Nonetheless, Damascus now faces the immense challenge of managing the sprawling camp, which experts consider one of the region’s most dangerous security concerns due to recurring murders and disappearances inside.
UN reports point to extremely poor humanitarian conditions in al-Hol, including a lack of services, healthcare, and education for children making it a potential breeding ground for a new generation of extremists if left unaddressed.
And al-Hol is not the only concern: smaller camps like Roj still house hundreds of foreign families and around 2,400 to 2,600 fighters. Damascus is expected to coordinate with concerned countries to either repatriate their nationals or integrate them locally.
As for ISIS prisons still inside Syria, most remain under SDF control for now, based on a temporary arrangement to keep the detainees in Kurdish custody until they are either transferred to Iraq or handed over to the Syrian military in future deals.
Escape Attempts and the Resurgence Threat
In recent years, ISIS detainees have launched several coordinated prison breaks, reinforcing concerns that keeping them in minimally secure facilities poses a significant regional and global threat.

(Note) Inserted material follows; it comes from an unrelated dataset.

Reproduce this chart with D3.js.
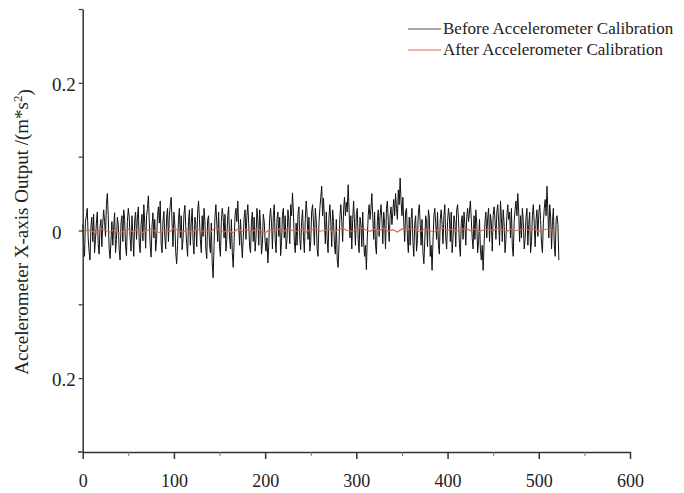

The most notorious of these occurred in January 2022, when ISIS staged a massive, coordinated attack on Ghuwayran Prison in Hasakah the group’s largest operation since its territorial collapse.
The assault began with a car bomb and an internal prison riot, sparking fierce battles that raged for ten days between ISIS fighters and prison guards, backed by SDF forces with US air and ground support.
The fighting killed at least 500 people, including ISIS fighters, guards, and civilians. Amid the chaos, hundreds of detainees managed to escape.
Although most escapees were later recaptured with American support, the incident raised serious alarms about the group’s ability to exploit weaknesses in detention infrastructure.
Similar concerns reemerged during recent clashes between the Syrian army and the SDF in early 2026. US sources reported that about 200 ISIS fighters escaped from al-Shaddadi prison amid the turmoil, though many were later apprehended by Syrian government forces.
These developments have heightened fears that any security collapse in detention zones could allow ISIS remnants to free thousands of comrades—just as occurred in Iraq in 2012–2013, when the group stormed Abu Ghraib and Taji prisons and released hundreds of extremists, sparking a renewed insurgency.
In this context, the new head of US Central Command, Admiral Brad Cooper, stated that the orderly and secure transfer of ISIS detainees is “crucial to preventing a mass prison break that could directly threaten the US and regional security.”
But the question remains: will deporting ISIS detainees to Iraq truly enhance regional stability and eliminate the group’s lingering threat or will it simply relocate the crisis to a new arena, delaying the inevitable explosion?